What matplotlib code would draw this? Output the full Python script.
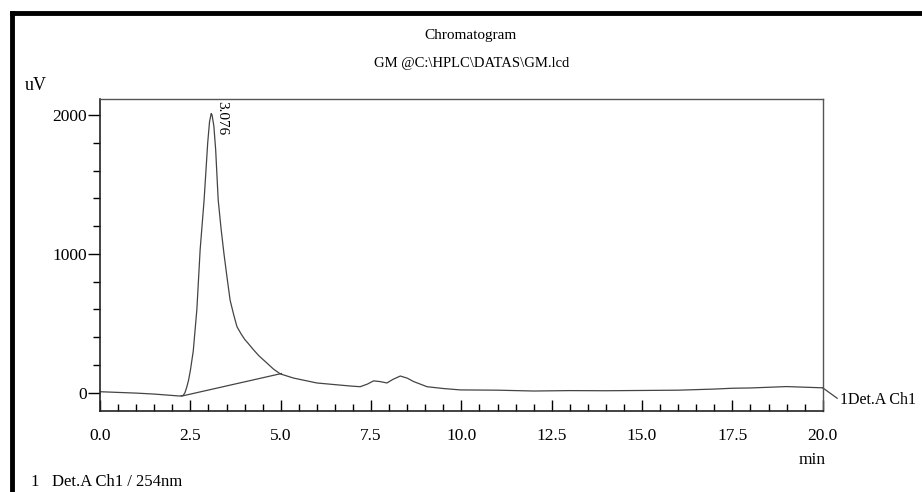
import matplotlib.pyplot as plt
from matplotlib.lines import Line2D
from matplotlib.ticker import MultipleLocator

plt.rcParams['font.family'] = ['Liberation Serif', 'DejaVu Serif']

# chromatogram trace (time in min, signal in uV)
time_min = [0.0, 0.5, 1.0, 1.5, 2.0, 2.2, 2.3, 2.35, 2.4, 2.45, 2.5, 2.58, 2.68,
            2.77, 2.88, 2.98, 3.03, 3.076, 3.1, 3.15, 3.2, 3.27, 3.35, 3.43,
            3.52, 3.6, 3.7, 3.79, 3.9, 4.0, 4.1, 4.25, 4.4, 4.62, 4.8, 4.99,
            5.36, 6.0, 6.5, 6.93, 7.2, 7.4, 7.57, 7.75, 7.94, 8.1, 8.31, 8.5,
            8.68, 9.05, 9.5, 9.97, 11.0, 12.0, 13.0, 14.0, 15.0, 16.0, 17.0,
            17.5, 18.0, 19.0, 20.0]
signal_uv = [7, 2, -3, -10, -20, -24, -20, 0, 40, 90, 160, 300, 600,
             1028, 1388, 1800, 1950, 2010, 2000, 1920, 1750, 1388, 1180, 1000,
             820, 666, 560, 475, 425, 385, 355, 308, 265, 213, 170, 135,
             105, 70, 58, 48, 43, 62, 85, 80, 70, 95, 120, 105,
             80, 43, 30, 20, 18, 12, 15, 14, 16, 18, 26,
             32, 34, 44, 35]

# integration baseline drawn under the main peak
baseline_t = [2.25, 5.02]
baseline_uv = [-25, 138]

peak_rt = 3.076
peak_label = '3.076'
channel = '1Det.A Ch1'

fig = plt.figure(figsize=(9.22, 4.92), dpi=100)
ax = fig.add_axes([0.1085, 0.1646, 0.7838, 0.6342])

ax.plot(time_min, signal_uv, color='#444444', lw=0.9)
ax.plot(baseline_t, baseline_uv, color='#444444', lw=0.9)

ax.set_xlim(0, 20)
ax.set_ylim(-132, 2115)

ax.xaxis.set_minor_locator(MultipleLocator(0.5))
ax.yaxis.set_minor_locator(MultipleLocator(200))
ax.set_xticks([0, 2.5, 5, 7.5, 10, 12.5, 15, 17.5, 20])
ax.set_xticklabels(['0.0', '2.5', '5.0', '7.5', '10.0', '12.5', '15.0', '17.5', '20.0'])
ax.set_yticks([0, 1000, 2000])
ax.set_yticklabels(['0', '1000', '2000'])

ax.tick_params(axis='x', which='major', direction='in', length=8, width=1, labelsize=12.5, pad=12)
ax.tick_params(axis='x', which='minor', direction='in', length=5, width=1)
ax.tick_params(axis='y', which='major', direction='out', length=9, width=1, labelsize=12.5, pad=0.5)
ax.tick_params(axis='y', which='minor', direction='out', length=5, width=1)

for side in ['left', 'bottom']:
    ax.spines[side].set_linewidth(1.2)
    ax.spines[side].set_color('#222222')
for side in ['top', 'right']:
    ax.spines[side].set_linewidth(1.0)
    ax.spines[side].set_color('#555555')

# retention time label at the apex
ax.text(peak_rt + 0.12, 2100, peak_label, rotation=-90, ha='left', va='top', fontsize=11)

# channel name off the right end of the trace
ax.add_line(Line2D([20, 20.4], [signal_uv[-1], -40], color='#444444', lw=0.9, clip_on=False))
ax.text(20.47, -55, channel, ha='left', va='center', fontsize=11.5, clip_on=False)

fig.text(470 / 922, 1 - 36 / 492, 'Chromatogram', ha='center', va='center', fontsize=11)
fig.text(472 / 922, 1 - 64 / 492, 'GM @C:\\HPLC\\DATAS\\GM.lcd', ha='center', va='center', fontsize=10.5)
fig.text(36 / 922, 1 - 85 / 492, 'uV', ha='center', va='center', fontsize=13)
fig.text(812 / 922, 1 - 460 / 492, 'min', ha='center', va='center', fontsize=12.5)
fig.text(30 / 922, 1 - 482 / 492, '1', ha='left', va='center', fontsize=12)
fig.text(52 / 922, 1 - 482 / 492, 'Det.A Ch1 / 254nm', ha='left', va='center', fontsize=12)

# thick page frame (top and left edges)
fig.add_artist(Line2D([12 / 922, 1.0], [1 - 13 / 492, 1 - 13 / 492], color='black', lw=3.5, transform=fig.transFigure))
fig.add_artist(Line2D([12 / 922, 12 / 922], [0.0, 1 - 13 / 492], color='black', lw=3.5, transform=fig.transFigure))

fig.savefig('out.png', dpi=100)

Written task -
Your copy of the data should match it exactly, except that pictures are left out.

Task output -
What matplotlib code would draw this? Output the full Python script.
import matplotlib.pyplot as plt
from matplotlib.lines import Line2D
from matplotlib.ticker import MultipleLocator

plt.rcParams['font.family'] = ['Liberation Serif', 'DejaVu Serif']

# chromatogram trace (time in min, signal in uV)
time_min = [0.0, 0.5, 1.0, 1.5, 2.0, 2.2, 2.3, 2.35, 2.4, 2.45, 2.5, 2.58, 2.68,
            2.77, 2.88, 2.98, 3.03, 3.076, 3.1, 3.15, 3.2, 3.27, 3.35, 3.43,
            3.52, 3.6, 3.7, 3.79, 3.9, 4.0, 4.1, 4.25, 4.4, 4.62, 4.8, 4.99,
            5.36, 6.0, 6.5, 6.93, 7.2, 7.4, 7.57, 7.75, 7.94, 8.1, 8.31, 8.5,
            8.68, 9.05, 9.5, 9.97, 11.0, 12.0, 13.0, 14.0, 15.0, 16.0, 17.0,
            17.5, 18.0, 19.0, 20.0]
signal_uv = [7, 2, -3, -10, -20, -24, -20, 0, 40, 90, 160, 300, 600,
             1028, 1388, 1800, 1950, 2010, 2000, 1920, 1750, 1388, 1180, 1000,
             820, 666, 560, 475, 425, 385, 355, 308, 265, 213, 170, 135,
             105, 70, 58, 48, 43, 62, 85, 80, 70, 95, 120, 105,
             80, 43, 30, 20, 18, 12, 15, 14, 16, 18, 26,
             32, 34, 44, 35]

# integration baseline drawn under the main peak
baseline_t = [2.25, 5.02]
baseline_uv = [-25, 138]

peak_rt = 3.076
peak_label = '3.076'
channel = '1Det.A Ch1'

fig = plt.figure(figsize=(9.22, 4.92), dpi=100)
ax = fig.add_axes([0.1085, 0.1646, 0.7838, 0.6342])

ax.plot(time_min, signal_uv, color='#444444', lw=0.9)
ax.plot(baseline_t, baseline_uv, color='#444444', lw=0.9)

ax.set_xlim(0, 20)
ax.set_ylim(-132, 2115)

ax.xaxis.set_minor_locator(MultipleLocator(0.5))
ax.yaxis.set_minor_locator(MultipleLocator(200))
ax.set_xticks([0, 2.5, 5, 7.5, 10, 12.5, 15, 17.5, 20])
ax.set_xticklabels(['0.0', '2.5', '5.0', '7.5', '10.0', '12.5', '15.0', '17.5', '20.0'])
ax.set_yticks([0, 1000, 2000])
ax.set_yticklabels(['0', '1000', '2000'])

ax.tick_params(axis='x', which='major', direction='in', length=8, width=1, labelsize=12.5, pad=12)
ax.tick_params(axis='x', which='minor', direction='in', length=5, width=1)
ax.tick_params(axis='y', which='major', direction='out', length=9, width=1, labelsize=12.5, pad=0.5)
ax.tick_params(axis='y', which='minor', direction='out', length=5, width=1)

for side in ['left', 'bottom']:
    ax.spines[side].set_linewidth(1.2)
    ax.spines[side].set_color('#222222')
for side in ['top', 'right']:
    ax.spines[side].set_linewidth(1.0)
    ax.spines[side].set_color('#555555')

# retention time label at the apex
ax.text(peak_rt + 0.12, 2100, peak_label, rotation=-90, ha='left', va='top', fontsize=11)

# channel name off the right end of the trace
ax.add_line(Line2D([20, 20.4], [signal_uv[-1], -40], color='#444444', lw=0.9, clip_on=False))
ax.text(20.47, -55, channel, ha='left', va='center', fontsize=11.5, clip_on=False)

fig.text(470 / 922, 1 - 36 / 492, 'Chromatogram', ha='center', va='center', fontsize=11)
fig.text(472 / 922, 1 - 64 / 492, 'GM @C:\\HPLC\\DATAS\\GM.lcd', ha='center', va='center', fontsize=10.5)
fig.text(36 / 922, 1 - 85 / 492, 'uV', ha='center', va='center', fontsize=13)
fig.text(812 / 922, 1 - 460 / 492, 'min', ha='center', va='center', fontsize=12.5)
fig.text(30 / 922, 1 - 482 / 492, '1', ha='left', va='center', fontsize=12)
fig.text(52 / 922, 1 - 482 / 492, 'Det.A Ch1 / 254nm', ha='left', va='center', fontsize=12)

# thick page frame (top and left edges)
fig.add_artist(Line2D([12 / 922, 1.0], [1 - 13 / 492, 1 - 13 / 492], color='black', lw=3.5, transform=fig.transFigure))
fig.add_artist(Line2D([12 / 922, 12 / 922], [0.0, 1 - 13 / 492], color='black', lw=3.5, transform=fig.transFigure))

fig.savefig('out.png', dpi=100)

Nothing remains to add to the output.